Rounding out the love triangle (not really) is Yoo Seung Ho, who wins the award for most perfectly shaped eyes in the history of Asia.  Wow.  He’s such a beautiful young man.  I still remember him getting spanked by Bidam in Queen Seon-duk (literally spanked) and he was excellent in that show too.  I also loved him as the melancholy assassin in Warrior Baek Dong Soo.  He has a very youthful and serene face, but there is a great deal of age in his eyes – a weary ancient sadness – enough that it is easy to believe he is a clever, conniving genius who will slowly overthrow world order.

The rest is just semantics.  Seriously.  The plot is a mesh of underdeveloped side characters and situations that don’t make a lot of sense.  Something about stolen money and revenge and then there’s the whole confusing mess of “my rival is my uncle?  Or are you my cousin?  Or… step brother?  Huh?” and it doesn’t hold much weight.  They put all their effort into the tortured romance – and didn’t bother much with the reasons behind their misery.  Neither will you, I wager.  I certainly didn’t care.  Yoo Seung Ho’s character didn’t stand a chance.  Against first love?  Against Park Yoo Cheun?  Geesh.  You just have to endure his pathetic attempt to salvage his small, unstable world… which you know, I know, and everyone else knows is doomed for failure.  Poor sod.

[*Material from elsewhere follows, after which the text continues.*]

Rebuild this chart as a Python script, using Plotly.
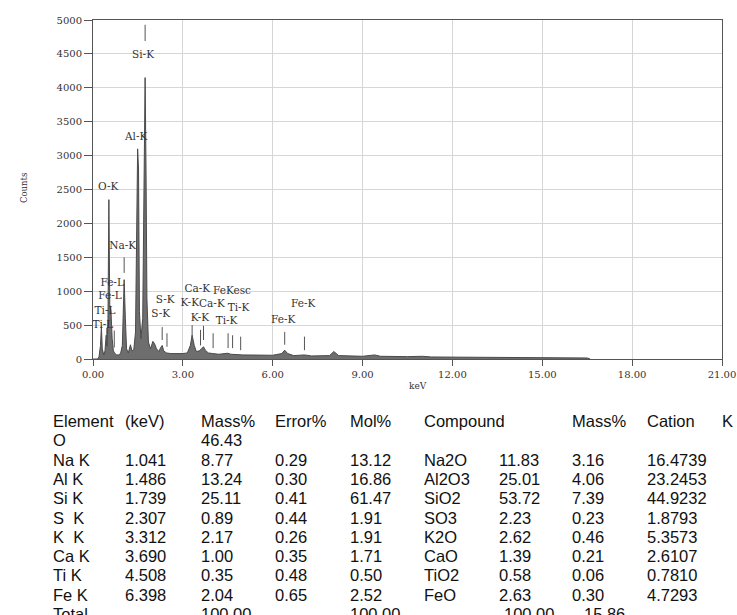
import plotly.graph_objects as go

# ---------------- spectrum data ----------------
energy_kev = [0.00, 0.15, 0.20, 0.25, 0.28, 0.31, 0.36, 0.40, 0.44, 0.47, 0.50, 0.53, 0.56,
              0.60, 0.64, 0.68, 0.72, 0.78, 0.85, 0.92, 0.98, 1.04, 1.08, 1.12, 1.18, 1.25,
              1.30, 1.36, 1.42, 1.46, 1.49, 1.52, 1.55, 1.60, 1.66, 1.70, 1.74, 1.77, 1.80,
              1.85, 1.92, 2.00, 2.06, 2.12, 2.20, 2.26, 2.31, 2.36, 2.45, 2.60, 2.80, 3.00,
              3.15, 3.25, 3.31, 3.38, 3.45, 3.55, 3.64, 3.69, 3.75, 3.85, 4.00, 4.20, 4.50,
              4.60, 5.00, 5.50, 6.00, 6.30, 6.40, 6.50, 6.70, 7.06, 7.30, 7.90, 8.04, 8.20,
              9.00, 9.40, 9.60, 10.50, 11.00, 11.30, 12.00, 13.00, 14.00, 15.00, 16.00,
              16.50, 16.60]
counts = [0, 0, 30, 200, 480, 150, 60, 120, 350, 200, 600, 2350, 800,
          700, 300, 120, 90, 60, 60, 80, 200, 1170, 600, 150, 90, 210,
          120, 130, 400, 2500, 3100, 2800, 700, 300, 600, 2400, 4150, 2800, 900,
          250, 150, 260, 220, 150, 110, 170, 200, 120, 90, 80, 75, 80,
          90, 200, 350, 200, 110, 120, 160, 180, 130, 90, 80, 70, 85,
          70, 60, 55, 55, 80, 130, 80, 50, 60, 45, 50, 110, 50,
          40, 60, 40, 35, 40, 30, 28, 25, 22, 20, 18,
          15, 0]

# element marker lines (energy, bottom, top in counts)
marker_kev = [0.46, 0.71, 1.04, 1.74, 2.31, 2.47, 3.31, 3.59, 3.69, 4.01, 4.51, 4.66, 4.93, 6.40, 7.06]
marker_lo = [180, 170, 1270, 4690, 280, 180, 310, 200, 280, 160, 160, 160, 130, 210, 130]
marker_hi = [460, 420, 1500, 4930, 470, 380, 500, 430, 490, 380, 380, 350, 330, 400, 330]

# peak labels
label_text = ["Ti-L", "Ti-L", "Fe-L", "Fe-L", "O-K", "Na-K", "Al-K", "Si-K", "S-K", "S-K",
              "Ca-K", "FeKesc", "K-K", "Ca-K", "Ti-K", "K-K", "Ti-K", "Fe-K", "Fe-K"]
label_kev = [0.40, 0.33, 0.57, 0.64, 0.51, 0.99, 1.44, 1.67, 2.41, 2.26,
             3.48, 4.64, 3.23, 3.97, 4.86, 3.57, 4.46, 7.02, 6.35]
label_counts = [700, 503, 921, 1120, 2525, 1661, 3265, 4482, 858, 661,
                1021, 1000, 823, 799, 750, 592, 552, 799, 577]

x_ticks = [0, 3, 6, 9, 12, 15, 18, 21]
y_ticks = [0, 500, 1000, 1500, 2000, 2500, 3000, 3500, 4000, 4500, 5000]

# ---------------- table data ----------------
header = ["Element", "(keV)", "Mass%", "Error%", "Mol%", "Compound", "", "Mass%", "Cation", "K"]
col_element = ["O", "Na K", "Al K", "Si K", "S\u00a0 K", "K\u00a0 K", "Ca K", "Ti K", "Fe K"]
col_kev = ["", "1.041", "1.486", "1.739", "2.307", "3.312", "3.690", "4.508", "6.398"]
col_mass = ["46.43", "8.77", "13.24", "25.11", "0.89", "2.17", "1.00", "0.35", "2.04"]
col_error = ["", "0.29", "0.30", "0.41", "0.44", "0.26", "0.35", "0.48", "0.65"]
col_mol = ["", "13.12", "16.86", "61.47", "1.91", "1.91", "1.71", "0.50", "2.52"]
col_compound = ["", "Na2O", "Al2O3", "SiO2", "SO3", "K2O", "CaO", "TiO2", "FeO"]
col_comp_mass = ["", "11.83", "25.01", "53.72", "2.23", "2.62", "1.39", "0.58", "2.63"]
col_cation = ["", "3.16", "4.06", "7.39", "0.23", "0.46", "0.21", "0.06", "0.30"]
col_k = ["", "16.4739", "23.2453", "44.9232", "1.8793", "5.3573", "2.6107", "0.7810", "4.7293"]
total_row = ["Total", "", "100.00", "", "100.00", "", "100.00", "15.86", "", ""]

# ---------------- figure ----------------
W, H = 737, 615
L, R, T, B = 93, 15, 20, 256
PW, PH = W - L - R, H - T - B


def px_x(px):
    return (px - L) / PW


def px_y(py):
    return (H - B - py) / PH


fig = go.Figure()

fig.add_trace(go.Scatter(
    x=energy_kev, y=counts, mode="lines", fill="tozeroy",
    line=dict(color="#4a4a4a", width=1), fillcolor="#6e6e6e",
    hoverinfo="skip", showlegend=False))

mx, my = [], []
for e, lo, hi in zip(marker_kev, marker_lo, marker_hi):
    mx += [e, e, None]
    my += [lo, hi, None]
fig.add_trace(go.Scatter(
    x=mx, y=my, mode="lines", line=dict(color="#555555", width=1),
    hoverinfo="skip", showlegend=False))

fig.add_trace(go.Scatter(
    x=label_kev, y=label_counts, mode="text", text=label_text,
    textposition="middle center",
    textfont=dict(family="DejaVu Serif", size=10.5, color="#333333"),
    hoverinfo="skip", showlegend=False, cliponaxis=False))

annotations = []
# axis titles
annotations.append(dict(x=px_x(418), y=px_y(393), xref="paper", yref="paper",
                        text="keV", showarrow=False,
                        font=dict(family="DejaVu Serif", size=9, color="#333333")))
annotations.append(dict(x=px_x(17), y=px_y(188), xref="paper", yref="paper",
                        text="Counts", showarrow=False, textangle=-90,
                        font=dict(family="DejaVu Serif", size=8.5, color="#333333")))

# table
col_x = [51, 123, 199, 273, 348, 422, 497, 570, 645, 720]
header_y = 421
row_step = 19.3
columns = [col_element, col_kev, col_mass, col_error, col_mol,
           col_compound, col_comp_mass, col_cation, col_k]
tfont = dict(family="Liberation Sans, Arial", size=16.5, color="#111111")

for ci, h in enumerate(header):
    if h:
        annotations.append(dict(x=px_x(col_x[ci]), y=px_y(header_y), xref="paper", yref="paper",
                                text=h, showarrow=False, xanchor="left", yanchor="middle",
                                font=tfont))
for ci, col in enumerate(columns):
    for ri, v in enumerate(col):
        if v:
            annotations.append(dict(x=px_x(col_x[ci]), y=px_y(header_y + (ri + 1) * row_step),
                                    xref="paper", yref="paper", text=v, showarrow=False,
                                    xanchor="left", yanchor="middle", font=tfont))
total_x = [51, 0, 199, 0, 348, 0, 502, 582, 0, 0]
for ci, v in enumerate(total_row):
    if v:
        annotations.append(dict(x=px_x(total_x[ci]), y=px_y(header_y + 10 * row_step),
                                xref="paper", yref="paper", text=v, showarrow=False,
                                xanchor="left", yanchor="middle", font=tfont))

fig.update_layout(
    width=W, height=H,
    margin=dict(l=L, r=R, t=T, b=B, pad=0, autoexpand=False),
    paper_bgcolor="white", plot_bgcolor="white",
    annotations=annotations,
    showlegend=False,
)
fig.update_xaxes(
    range=[0, 21], tickvals=x_ticks, tickformat=".2f", automargin=False,
    showgrid=True, gridcolor="#d6d6d6", gridwidth=1,
    showline=True, linecolor="#555555", linewidth=1, mirror=True,
    ticks="outside", ticklen=6, tickcolor="#555555",
    tickfont=dict(family="DejaVu Serif", size=10, color="#333333"),
    zeroline=False)
fig.update_yaxes(
    range=[0, 5000], tickvals=y_ticks, automargin=False,
    showgrid=True, gridcolor="#d6d6d6", gridwidth=1,
    showline=True, linecolor="#555555", linewidth=1, mirror=True,
    ticks="outside", ticklen=8, tickcolor="#555555",
    tickfont=dict(family="DejaVu Serif", size=10, color="#333333"),
    zeroline=False)

fig.write_html(
    "out.html",
    config={"displayModeBar": False},
    post_script="document.body.style.margin='0';document.body.style.overflow='hidden';",
)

So, watch it for the tears, if you’re in the mood.  Watch it for the sweet but ultimately sad youthful romance.  Watch it for the performances of these very talented actors.  But don’t expect too much.  The foundation of this plot is soaked in tears… which may be why its so murky and unstable.  There are some good romantic scenes to ease your pain while wading through the Swamp of Sadness.